Linen blazer by H&M | shirt by Modasuite
2. What is the rule on shoe color and style? I’m trying to break myself out of my childhood style of Volcom T-shirts, jeans and white skate shoes. I’ve invested in some solids and stripes for shirts, a few dress shirts and ties and I’m about to buy some chinos but I can’t seem to ever match shoes. For some reason shoes are what I pay attention to most, but can’t seem to bring together. - Scott
I see you’ve been taking my advice—good man. It’s great that you’re focused on your shoes. The foundation of a stylish wardrobe begins and ends with good shoes. After all, your feet are the most important tool for you getting around.
However, you may be too conscious of your footwear. You shouldn’t be matching your outfit to your shoes. Instead match your shoes to the occasion you’re dressing for and then choose your clothing. Professional environment requires professional shoes. i.e wingtips. Casual environments call for casual shoes, i.e. loafers. Speaking of matching–don’t. Matching is for kindergarten boys who are dressed by their mother. Just as your pocket square should complement and not match the colors in your tie your shoes should complement, not match your attire.

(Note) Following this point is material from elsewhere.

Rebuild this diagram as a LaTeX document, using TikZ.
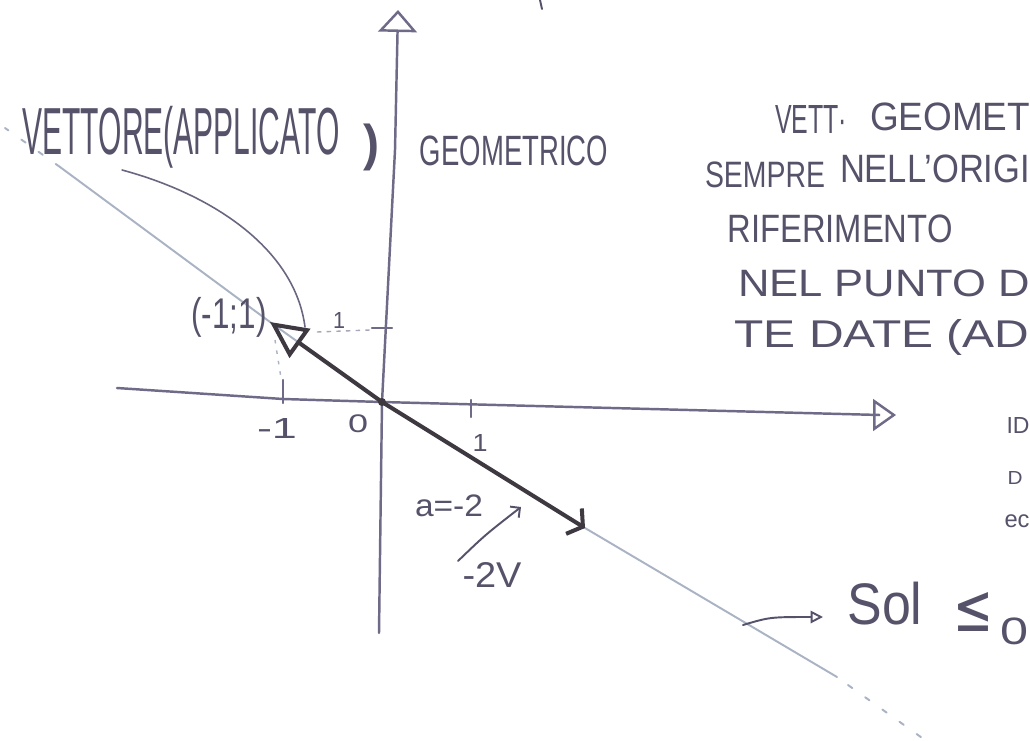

3. I love the styles of such stores as J. Crew, Banana Republic, and other prep stores. However, it seems like all of their styles are for skinny guys only. How does a 6’2″ tall guy at 270 lbs find clothes that are both stylish and made for my size? - Dan
I’ve worked at J. Crew as a personal shopper so I’ve witnessed this issue first hand. The first thing to realize is that just because the skinny, slim trend is being heavily promoted does NOT mean that you can’t find something that fits you. What it means is that you may have to look harder. There will always be a traditional or regular fit for the gentlemen who prefer not to wear the slimmer fits. At J. Crew the tall sizes won’t be found in store. You’ll have to go online for that. Most of their sizes reach up to XXL. Aside from off the rack there are big and tall stores but these are an abomination in my opinion. Most of them end up making you look like you’re wearing drapes.
Instead invest in something made-to-measure. Try Long Shot Apparel which specializes in tall shirts for men. You’ll find tall and long sizes in a tailored fit that won’t make you look like you’re wearing a bed sheet.